¿Para dónde vamos?

Algunas realidades que deberían ser tomadas en cuenta por el Gobierno y sus aliados políticos. De pasar por alto ciertas exigencias de las Farc, graves riesgos amenazan el futuro del país.

En la calle o en un centro comercial nunca falta alguien, conocido o no, que se le acerca a uno para preguntarle: “¿Para dónde cree usted que vamos con este proceso de paz?”. Yo suelo ser sincero: “No sé” es lo que se me ocurre responder. Pero inquietudes las tengo. Y las tiene, por cierto, todo el mundo.

Se derivan naturalmente de las Farc. Son ellas las que, de algún modo, están marcando el paso. Su estrategia de lucha ha cambiado. No albergan hoy la ilusión de llegar al poder por la vía armada. Hicieron a un lado la guerra de posiciones, los combates abiertos con las Fuerzas Armadas, la toma de poblaciones o de bases militares. Redujeron sus efectivos armados a siete mil hombres, pero aumentaron en más de veinte mil sus agentes políticos.
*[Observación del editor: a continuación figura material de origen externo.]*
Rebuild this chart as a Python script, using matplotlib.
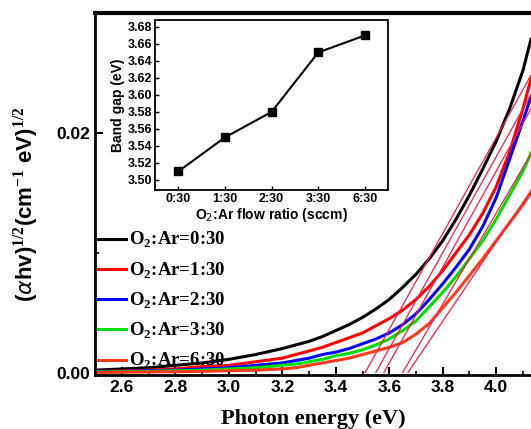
import numpy as np
import matplotlib
matplotlib.use("Agg")
import matplotlib.pyplot as plt
from matplotlib.ticker import MultipleLocator, FormatStrFormatter

# Tauc plot data, (alpha h nu)^(1/2) vs photon energy
energy = [2.5, 2.6, 2.7, 2.8, 2.9, 3.0, 3.1, 3.2, 3.25, 3.3, 3.35, 3.4, 3.45, 3.5, 3.55,
          3.6, 3.65, 3.7, 3.75, 3.8, 3.85, 3.9, 3.95, 4.0, 4.05, 4.1, 4.13]
tauc_0 = [0.0002, 0.0003, 0.0004, 0.0006, 0.0008, 0.0011, 0.0015, 0.0020, 0.0023, 0.0026, 0.0030,
          0.0035, 0.0040, 0.0046, 0.0053, 0.0061, 0.0071, 0.0082, 0.0095, 0.0110, 0.0128, 0.0148,
          0.0170, 0.0193, 0.0220, 0.0252, 0.0278]
tauc_1 = [0.0001, 0.00013, 0.0002, 0.0003, 0.0005, 0.0006, 0.0009, 0.0012, 0.0015, 0.0018, 0.0021,
          0.0025, 0.0029, 0.0033, 0.0039, 0.0045, 0.0052, 0.0061, 0.0072, 0.0085, 0.0100, 0.0115,
          0.0133, 0.0155, 0.0184, 0.0220, 0.0245]
tauc_2 = [0.0001, 0.0001, 0.00015, 0.0002, 0.0003, 0.0004, 0.0006, 0.0008, 0.0010, 0.0012, 0.0015,
          0.0017, 0.0020, 0.0024, 0.0028, 0.0033, 0.0040, 0.0049, 0.0061, 0.0074, 0.0088, 0.0103,
          0.0122, 0.0146, 0.0178, 0.0210, 0.0230]
tauc_3 = [0.00005, 0.00007, 0.0001, 0.00015, 0.0002, 0.0003, 0.0004, 0.0006, 0.0007, 0.0009, 0.0011,
          0.0014, 0.0016, 0.0019, 0.0023, 0.0028, 0.0035, 0.0043, 0.0055, 0.0067, 0.0080, 0.0095,
          0.0110, 0.0128, 0.0148, 0.0168, 0.0183]
tauc_6 = [0.0, 0.00003, 0.00005, 0.00007, 0.0001, 0.00015, 0.0002, 0.0003, 0.0004, 0.0006, 0.0008,
          0.0010, 0.0012, 0.0015, 0.0018, 0.0021, 0.0025, 0.0032, 0.0041, 0.0054, 0.0067, 0.0081,
          0.0095, 0.0110, 0.0125, 0.0140, 0.0150]

labels = ["O$_\\mathbf{2}$:Ar=0:30", "O$_\\mathbf{2}$:Ar=1:30", "O$_\\mathbf{2}$:Ar=2:30",
          "O$_\\mathbf{2}$:Ar=3:30", "O$_\\mathbf{2}$:Ar=6:30"]
colors = ["black", "#ff0000", "#0000ff", "#00dd00", "#ff3a1a"]

# linear fits: x-intercept (band gap) and slope
ratios = ["0:30", "1:30", "2:30", "3:30", "6:30"]
band_gap = [3.51, 3.55, 3.58, 3.65, 3.67]
fit_slope = [0.040, 0.040, 0.040, 0.038, 0.033]

plt.rcParams["mathtext.fontset"] = "custom"
plt.rcParams["mathtext.bf"] = "Liberation Serif:bold"
plt.rcParams["mathtext.rm"] = "Liberation Serif:bold"

fig = plt.figure(figsize=(5.31, 4.29), dpi=100)
ax = fig.add_axes([0.179, 0.126, 0.821, 0.844])

for ys, c, lab in zip([tauc_0, tauc_1, tauc_2, tauc_3, tauc_6], colors, labels):
    ax.plot(energy, ys, color=c, lw=2.2, label=lab)

for eg, k in zip(band_gap, fit_slope):
    xs = np.array([eg, 4.2])
    ax.plot(xs, k * (xs - eg), color="#ff1a4a", lw=0.9)

ax.set_xlim(2.5, 4.13)
ax.set_ylim(-0.0002, 0.03)
ax.xaxis.set_major_locator(MultipleLocator(0.2))
ax.xaxis.set_minor_locator(MultipleLocator(0.1))
ax.yaxis.set_major_locator(MultipleLocator(0.02))
ax.yaxis.set_minor_locator(MultipleLocator(0.01))
ax.xaxis.set_major_formatter(FormatStrFormatter("%.1f"))
ax.yaxis.set_major_formatter(FormatStrFormatter("%.2f"))
ax.tick_params(which="major", direction="in", length=6, width=1.5, labelsize=12.5)
ax.tick_params(which="minor", direction="in", length=3, width=1.2)
for lab in ax.get_xticklabels() + ax.get_yticklabels():
    lab.set_fontfamily("Liberation Sans")
    lab.set_fontweight("bold")

ax.spines["right"].set_visible(False)
ax.spines["top"].set_linewidth(3)
ax.spines["left"].set_linewidth(2)
ax.spines["bottom"].set_linewidth(2)

ax.set_xlabel("Photon energy (eV)", family="Liberation Serif", fontweight="bold", fontsize=16)
ax.set_ylabel("($\\alpha$hv)$^{1/2}$(cm$^{-1}$ eV)$^{1/2}$", family="Liberation Sans",
              fontweight="bold", fontsize=16)
ax.xaxis.set_label_coords(0.5, -0.095)
ax.yaxis.set_label_coords(-0.125, 0.47)

leg = ax.legend(loc="upper left", bbox_to_anchor=(0.007, 0.40), frameon=False,
                borderpad=0, borderaxespad=0,
                handlelength=1.5, handletextpad=0.15, labelspacing=0.53,
                prop={"family": "Liberation Serif", "weight": "bold", "size": 13.5})

# inset: band gap vs flow ratio
ins = fig.add_axes([0.292, 0.557, 0.439, 0.396])
ins.plot(range(len(ratios)), band_gap, color="black", lw=1.5, marker="s", ms=6)
ins.set_xlim(-0.5, 4.5)
ins.set_ylim(3.488, 3.688)
ins.set_xticks(range(len(ratios)))
ins.set_xticklabels(ratios)
ins.yaxis.set_major_locator(MultipleLocator(0.02))
ins.yaxis.set_major_formatter(FormatStrFormatter("%.2f"))
ins.tick_params(direction="in", length=3, width=1, labelsize=9, pad=2)
for lab in ins.get_xticklabels() + ins.get_yticklabels():
    lab.set_fontfamily("Liberation Sans")
    lab.set_fontweight("bold")
for sp in ins.spines.values():
    sp.set_linewidth(1.3)
ins.set_ylabel("Band gap (eV)", family="Liberation Sans", fontweight="bold", fontsize=10, labelpad=2)
ins.set_xlabel("O$_\\mathsf{2}$:Ar flow ratio (sccm)", family="Liberation Sans",
               fontweight="bold", fontsize=10, labelpad=1)

fig.savefig("out.png", dpi=100)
Optaron sí, en el campo armado, por el crudo y abierto terrorismo. En vez de combates con el Ejército, se concentran en el lanzamiento de artefactos explosivos, carros bomba, francotiradores, emboscadas, atentados contra oleoductos y siembra de minas. ¿Qué buscan con ello? De un lado, aterrorizar a la población para que esta acepte a cualquier precio un acuerdo de paz que ponga fin a tal horror. Por otro, mantener en primer plano su feroz presencia.

Al lado de estas acciones, las Farc se han propuesto capturar la protesta social, extender su control absoluto sobre las zonas cocaleras, replantear su proceso de colonización y establecer una especie de micro-Estado con las zonas de reserva campesina (ZRC). En efecto, estos territorios están conformados por núcleos de campesinos llevados por la guerrilla y por lo consiguiente bajo su entero control. No hay allí propiedad particular sino colectiva. No se admite la presencia de fuerzas militares. Al frente de cada ZRC aparece un comité bajo el mando supremo de un comisario enteramente identificado con la organización guerrillera.

El sistema tributario de las Farc es inflexible y eficiente. A estos recaudos se suman los millonarios ingresos por cuenta del narcotráfico. Aunque las áreas con sembrados de coca se han reducido en un 25 por ciento y han desaparecido en departamentos como Magdalena, Caldas y Boyacá, también es cierto que con el pago de cultivos de hoja de coca a miles de campesinos muy poco efecto han tenido las ofertas del Estado para la sustitución de tales cultivos.

Todo esto, sumado a la creación de movimientos políticos afines a su ideología y a la presencia de agentes suyos en sindicatos, en comunidades indígenas y sobre todo en la Rama Judicial, les permite a las Farc hacer peligrosas exigencias en la propia mesa de negociaciones de La Habana. Tienen a su favor el hecho mismo de que el presidente Santos parece estar dispuesto a aceptar condiciones, en apariencia poco letales, a fin de poder alzar el trofeo, muy bien recibido en el mundo, de un anhelado acuerdo de paz.

Hay en ese probable acuerdo puntos que la guerrilla considera inamovibles, como la dejación de las armas sin entrega de las mismas. Y a tiempo que pide espacios propios en el Congreso y en una eventual asamblea constituyente, no acepta reales sanciones penales. Como suele repartir culpas entre los llamados por ella agentes del conflicto, espera que una justicia transicional reparta un perdón y olvido para todos, incluyendo militares hoy en prisión. El asunto es que muchos de ellos han sido víctimas de la guerra jurídica desatada por los propios amigos de las Farc.

Todas estas realidades deberían ser tomadas en cuenta por el Gobierno y sus aliados políticos. Sin embargo, a quienes expresan inquietudes sobre el proceso de paz, el Presidente-candidato los llama enemigos de la paz y amigos de la guerra sin reparar en que, de pasar por alto ciertas exigencias de las Farc, graves riesgos amenazan el futuro del país.